* _Work to be completed_: What is the number of lines holding the word "source"? Write that number and nothing else.

***** Listed entries *****

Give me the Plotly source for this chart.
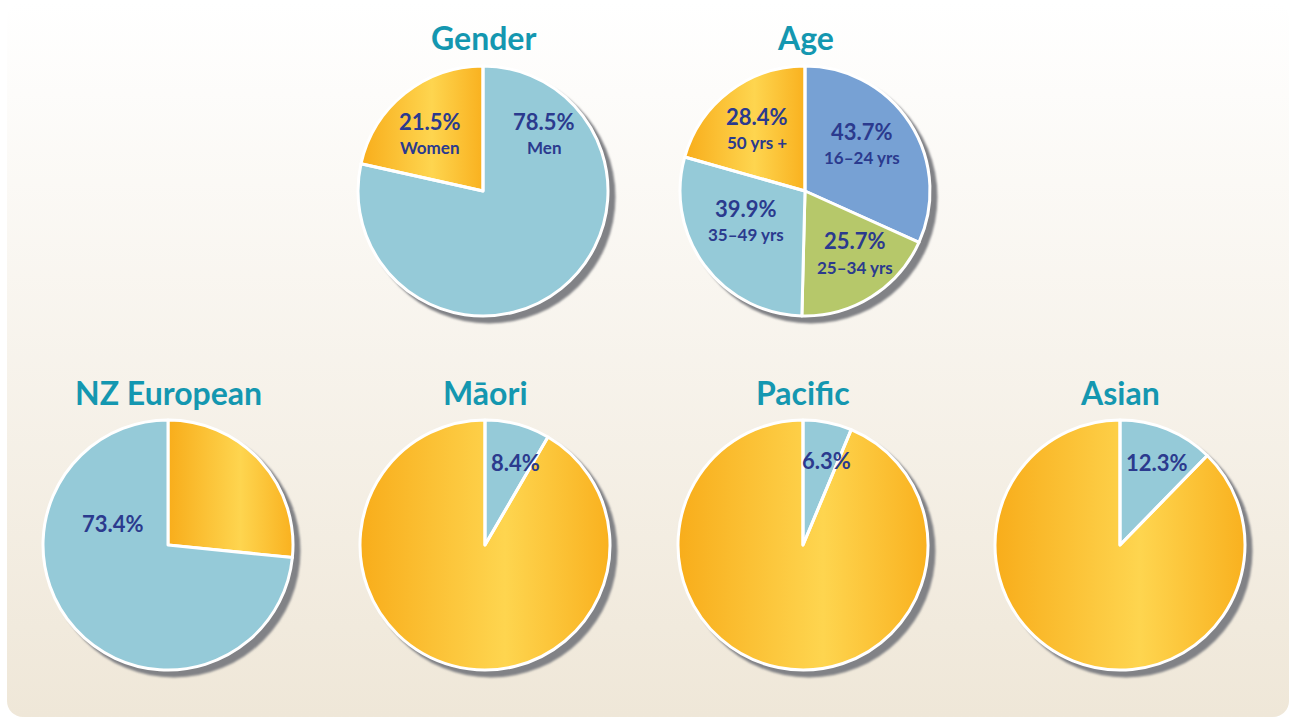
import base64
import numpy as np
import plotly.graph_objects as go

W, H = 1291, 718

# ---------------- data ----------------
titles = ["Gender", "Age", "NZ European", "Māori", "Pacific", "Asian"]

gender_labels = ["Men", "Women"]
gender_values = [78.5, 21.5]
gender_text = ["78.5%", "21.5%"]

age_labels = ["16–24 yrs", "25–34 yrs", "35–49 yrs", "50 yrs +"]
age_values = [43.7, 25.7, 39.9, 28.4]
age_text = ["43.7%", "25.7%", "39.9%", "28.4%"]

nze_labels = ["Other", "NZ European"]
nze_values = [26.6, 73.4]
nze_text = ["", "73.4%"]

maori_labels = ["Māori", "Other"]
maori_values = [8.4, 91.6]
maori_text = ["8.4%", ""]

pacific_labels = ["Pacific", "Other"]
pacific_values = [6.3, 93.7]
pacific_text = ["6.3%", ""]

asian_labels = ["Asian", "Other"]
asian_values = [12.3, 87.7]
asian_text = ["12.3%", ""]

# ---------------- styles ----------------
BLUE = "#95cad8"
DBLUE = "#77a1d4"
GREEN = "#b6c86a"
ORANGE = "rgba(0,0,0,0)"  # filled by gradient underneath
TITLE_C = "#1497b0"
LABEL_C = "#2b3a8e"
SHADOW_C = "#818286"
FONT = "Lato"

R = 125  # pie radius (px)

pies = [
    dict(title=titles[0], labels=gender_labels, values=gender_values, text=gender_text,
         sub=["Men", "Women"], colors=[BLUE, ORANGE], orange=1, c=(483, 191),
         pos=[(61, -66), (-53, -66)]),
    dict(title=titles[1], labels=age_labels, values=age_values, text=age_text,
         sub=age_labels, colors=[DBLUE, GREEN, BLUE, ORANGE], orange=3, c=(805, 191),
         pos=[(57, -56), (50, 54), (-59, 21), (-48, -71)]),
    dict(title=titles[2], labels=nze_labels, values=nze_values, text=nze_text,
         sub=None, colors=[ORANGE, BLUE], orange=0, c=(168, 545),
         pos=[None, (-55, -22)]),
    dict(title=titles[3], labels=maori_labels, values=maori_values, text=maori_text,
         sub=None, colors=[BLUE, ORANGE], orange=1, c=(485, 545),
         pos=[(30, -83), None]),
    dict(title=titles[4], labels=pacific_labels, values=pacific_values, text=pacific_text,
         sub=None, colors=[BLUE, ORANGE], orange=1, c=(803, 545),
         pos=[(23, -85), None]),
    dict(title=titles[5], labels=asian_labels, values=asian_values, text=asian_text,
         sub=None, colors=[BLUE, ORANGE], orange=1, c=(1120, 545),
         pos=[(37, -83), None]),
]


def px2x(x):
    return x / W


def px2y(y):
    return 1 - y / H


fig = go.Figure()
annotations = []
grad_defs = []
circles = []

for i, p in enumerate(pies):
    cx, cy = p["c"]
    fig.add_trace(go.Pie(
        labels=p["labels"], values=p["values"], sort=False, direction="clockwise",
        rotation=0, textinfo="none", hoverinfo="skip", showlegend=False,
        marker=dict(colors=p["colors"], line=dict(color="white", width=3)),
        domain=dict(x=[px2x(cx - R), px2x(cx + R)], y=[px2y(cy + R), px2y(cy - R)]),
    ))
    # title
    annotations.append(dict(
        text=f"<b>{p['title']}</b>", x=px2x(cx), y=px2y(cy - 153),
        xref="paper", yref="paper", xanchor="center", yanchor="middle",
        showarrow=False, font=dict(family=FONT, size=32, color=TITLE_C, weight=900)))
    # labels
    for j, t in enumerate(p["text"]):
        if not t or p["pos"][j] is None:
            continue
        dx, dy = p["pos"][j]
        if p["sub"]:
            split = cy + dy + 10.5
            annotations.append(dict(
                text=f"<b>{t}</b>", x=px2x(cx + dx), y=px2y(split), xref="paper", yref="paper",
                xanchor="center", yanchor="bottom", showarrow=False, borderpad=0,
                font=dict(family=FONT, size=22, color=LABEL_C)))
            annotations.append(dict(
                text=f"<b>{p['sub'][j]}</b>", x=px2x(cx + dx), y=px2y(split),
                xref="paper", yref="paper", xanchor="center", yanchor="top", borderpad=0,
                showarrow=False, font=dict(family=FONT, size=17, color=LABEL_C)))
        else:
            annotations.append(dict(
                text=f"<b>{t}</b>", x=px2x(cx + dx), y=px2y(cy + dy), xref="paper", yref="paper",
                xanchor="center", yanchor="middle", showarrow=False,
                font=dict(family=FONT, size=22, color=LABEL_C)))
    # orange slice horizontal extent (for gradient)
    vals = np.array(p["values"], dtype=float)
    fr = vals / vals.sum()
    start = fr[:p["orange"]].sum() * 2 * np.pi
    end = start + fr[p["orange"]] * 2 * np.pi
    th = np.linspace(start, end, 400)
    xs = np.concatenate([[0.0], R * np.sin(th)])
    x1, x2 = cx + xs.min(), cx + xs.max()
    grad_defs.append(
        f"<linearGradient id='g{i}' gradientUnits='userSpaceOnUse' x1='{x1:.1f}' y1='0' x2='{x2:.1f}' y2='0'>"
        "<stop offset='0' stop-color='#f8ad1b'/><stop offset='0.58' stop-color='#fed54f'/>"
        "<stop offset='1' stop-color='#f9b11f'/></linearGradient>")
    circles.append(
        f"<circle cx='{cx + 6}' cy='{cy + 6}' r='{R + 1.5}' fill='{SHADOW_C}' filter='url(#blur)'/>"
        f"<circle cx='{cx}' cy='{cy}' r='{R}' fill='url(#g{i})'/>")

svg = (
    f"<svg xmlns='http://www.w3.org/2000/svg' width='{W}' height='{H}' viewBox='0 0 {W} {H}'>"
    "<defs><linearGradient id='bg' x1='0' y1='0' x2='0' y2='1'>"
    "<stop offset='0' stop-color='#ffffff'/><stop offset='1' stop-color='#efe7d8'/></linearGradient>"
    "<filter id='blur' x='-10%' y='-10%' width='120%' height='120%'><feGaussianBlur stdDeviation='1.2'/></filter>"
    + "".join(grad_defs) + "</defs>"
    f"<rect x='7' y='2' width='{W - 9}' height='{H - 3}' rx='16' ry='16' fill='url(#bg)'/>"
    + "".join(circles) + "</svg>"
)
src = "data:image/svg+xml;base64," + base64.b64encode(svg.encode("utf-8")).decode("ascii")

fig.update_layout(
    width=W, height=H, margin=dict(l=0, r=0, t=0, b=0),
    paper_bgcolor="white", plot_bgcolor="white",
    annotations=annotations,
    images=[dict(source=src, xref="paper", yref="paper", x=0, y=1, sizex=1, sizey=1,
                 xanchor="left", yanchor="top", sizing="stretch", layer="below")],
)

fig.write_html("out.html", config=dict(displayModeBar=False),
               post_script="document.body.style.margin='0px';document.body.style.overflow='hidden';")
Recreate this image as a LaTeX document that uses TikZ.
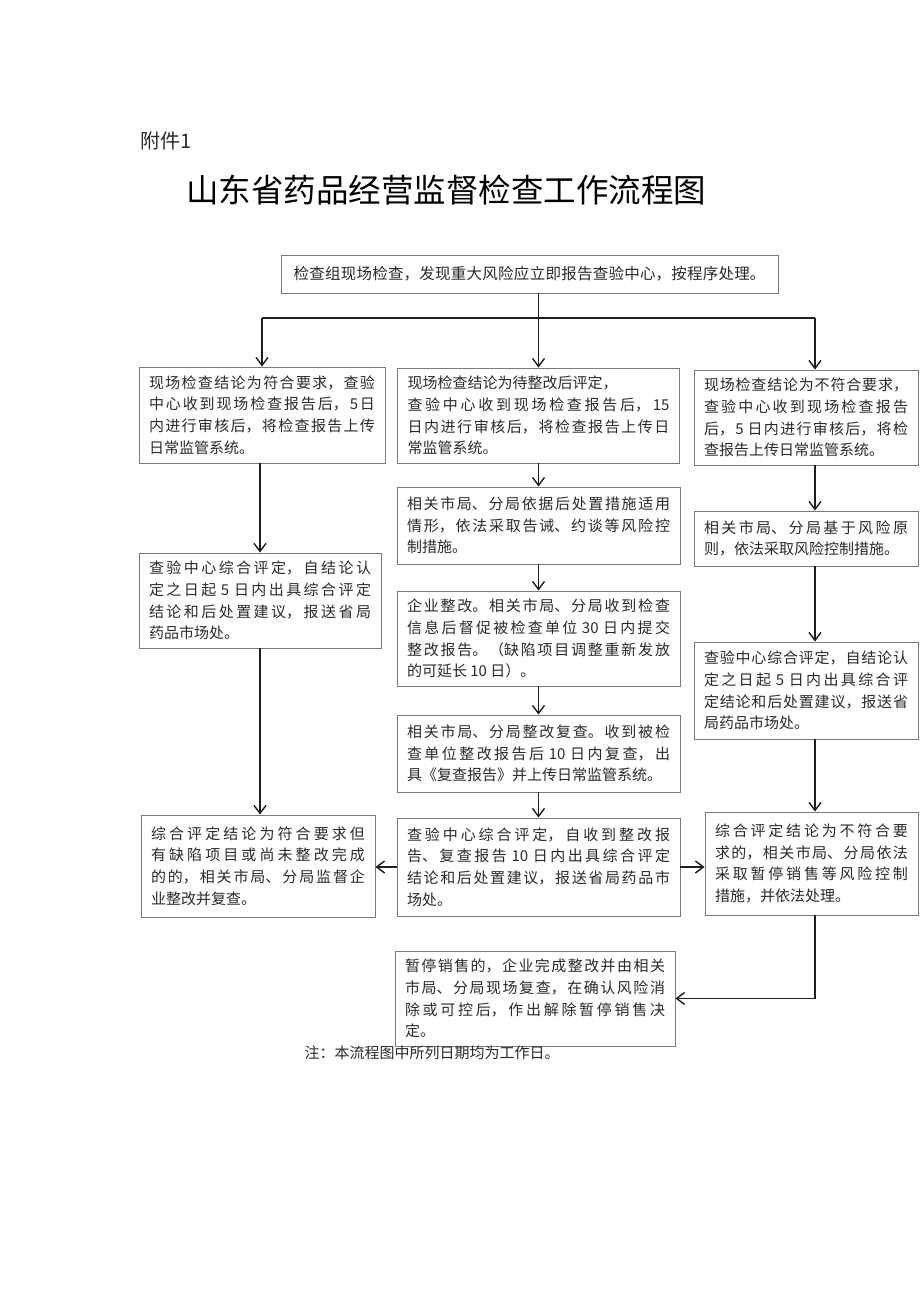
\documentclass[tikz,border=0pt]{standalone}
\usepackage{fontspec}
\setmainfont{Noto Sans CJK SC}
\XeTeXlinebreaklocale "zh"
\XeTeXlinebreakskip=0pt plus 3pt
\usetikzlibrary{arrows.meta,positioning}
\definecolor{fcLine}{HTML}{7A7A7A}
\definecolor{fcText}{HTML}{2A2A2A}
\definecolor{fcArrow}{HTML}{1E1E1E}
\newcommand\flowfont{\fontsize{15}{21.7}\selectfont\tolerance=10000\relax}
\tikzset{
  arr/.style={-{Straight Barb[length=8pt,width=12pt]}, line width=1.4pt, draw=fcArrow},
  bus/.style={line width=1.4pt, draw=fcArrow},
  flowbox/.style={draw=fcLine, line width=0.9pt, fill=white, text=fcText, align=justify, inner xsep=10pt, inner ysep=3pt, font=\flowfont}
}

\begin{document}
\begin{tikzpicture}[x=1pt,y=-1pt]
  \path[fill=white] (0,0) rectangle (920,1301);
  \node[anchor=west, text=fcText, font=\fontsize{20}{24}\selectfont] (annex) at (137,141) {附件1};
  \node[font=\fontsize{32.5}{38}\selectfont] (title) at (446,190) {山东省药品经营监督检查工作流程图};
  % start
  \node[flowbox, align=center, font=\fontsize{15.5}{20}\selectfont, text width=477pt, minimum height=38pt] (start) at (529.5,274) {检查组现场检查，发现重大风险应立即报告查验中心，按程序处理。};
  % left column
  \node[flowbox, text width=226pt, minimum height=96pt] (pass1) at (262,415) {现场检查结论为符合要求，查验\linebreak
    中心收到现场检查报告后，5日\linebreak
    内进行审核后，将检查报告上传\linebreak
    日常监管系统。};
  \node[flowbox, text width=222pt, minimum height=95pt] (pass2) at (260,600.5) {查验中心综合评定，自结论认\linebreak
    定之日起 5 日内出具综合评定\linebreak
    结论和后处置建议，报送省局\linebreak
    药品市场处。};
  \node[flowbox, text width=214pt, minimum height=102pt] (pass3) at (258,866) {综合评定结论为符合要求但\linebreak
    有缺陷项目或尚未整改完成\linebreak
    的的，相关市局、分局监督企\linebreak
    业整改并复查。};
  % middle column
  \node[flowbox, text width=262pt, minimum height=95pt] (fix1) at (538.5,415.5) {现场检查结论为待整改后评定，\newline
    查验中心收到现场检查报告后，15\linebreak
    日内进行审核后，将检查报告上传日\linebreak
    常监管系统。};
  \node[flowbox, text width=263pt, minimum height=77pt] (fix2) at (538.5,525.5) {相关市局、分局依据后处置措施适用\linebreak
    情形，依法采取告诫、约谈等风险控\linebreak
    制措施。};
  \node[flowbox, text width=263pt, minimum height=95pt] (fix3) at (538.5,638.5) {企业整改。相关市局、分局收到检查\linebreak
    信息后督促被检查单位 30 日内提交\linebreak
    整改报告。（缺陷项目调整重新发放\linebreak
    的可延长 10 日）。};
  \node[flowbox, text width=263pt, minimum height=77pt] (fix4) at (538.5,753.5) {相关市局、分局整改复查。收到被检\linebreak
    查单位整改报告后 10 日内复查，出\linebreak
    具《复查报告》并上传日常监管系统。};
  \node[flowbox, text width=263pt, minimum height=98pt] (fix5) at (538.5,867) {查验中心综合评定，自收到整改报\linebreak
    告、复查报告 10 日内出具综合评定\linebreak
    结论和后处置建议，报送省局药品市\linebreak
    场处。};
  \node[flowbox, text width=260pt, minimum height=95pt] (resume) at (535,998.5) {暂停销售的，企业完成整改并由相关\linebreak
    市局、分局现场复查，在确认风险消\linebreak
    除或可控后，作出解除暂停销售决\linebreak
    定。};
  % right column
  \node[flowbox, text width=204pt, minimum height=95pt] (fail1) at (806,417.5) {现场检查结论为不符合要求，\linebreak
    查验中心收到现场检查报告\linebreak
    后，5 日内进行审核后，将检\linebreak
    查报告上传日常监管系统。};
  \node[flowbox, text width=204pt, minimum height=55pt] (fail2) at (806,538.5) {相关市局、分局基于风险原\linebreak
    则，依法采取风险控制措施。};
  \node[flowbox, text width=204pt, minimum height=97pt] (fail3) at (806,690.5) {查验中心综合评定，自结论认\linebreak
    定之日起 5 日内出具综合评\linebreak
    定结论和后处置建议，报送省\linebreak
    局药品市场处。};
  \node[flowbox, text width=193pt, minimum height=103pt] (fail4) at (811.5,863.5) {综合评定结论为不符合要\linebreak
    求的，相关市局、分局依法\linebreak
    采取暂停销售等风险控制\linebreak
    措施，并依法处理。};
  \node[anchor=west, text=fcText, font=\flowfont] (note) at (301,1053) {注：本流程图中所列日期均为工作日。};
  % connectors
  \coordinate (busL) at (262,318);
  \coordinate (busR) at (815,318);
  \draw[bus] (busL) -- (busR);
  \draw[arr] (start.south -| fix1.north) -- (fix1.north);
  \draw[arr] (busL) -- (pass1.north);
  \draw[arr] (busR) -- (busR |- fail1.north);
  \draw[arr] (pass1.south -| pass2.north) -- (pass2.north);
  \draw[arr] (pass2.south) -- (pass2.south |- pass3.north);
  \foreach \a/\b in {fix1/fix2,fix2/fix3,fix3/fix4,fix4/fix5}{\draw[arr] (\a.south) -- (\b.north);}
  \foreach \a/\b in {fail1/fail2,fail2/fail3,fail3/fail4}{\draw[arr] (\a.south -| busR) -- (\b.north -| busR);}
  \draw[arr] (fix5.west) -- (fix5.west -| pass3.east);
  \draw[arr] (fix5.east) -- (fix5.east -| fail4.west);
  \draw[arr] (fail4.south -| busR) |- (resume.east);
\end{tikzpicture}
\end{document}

*****

* _Output_: 2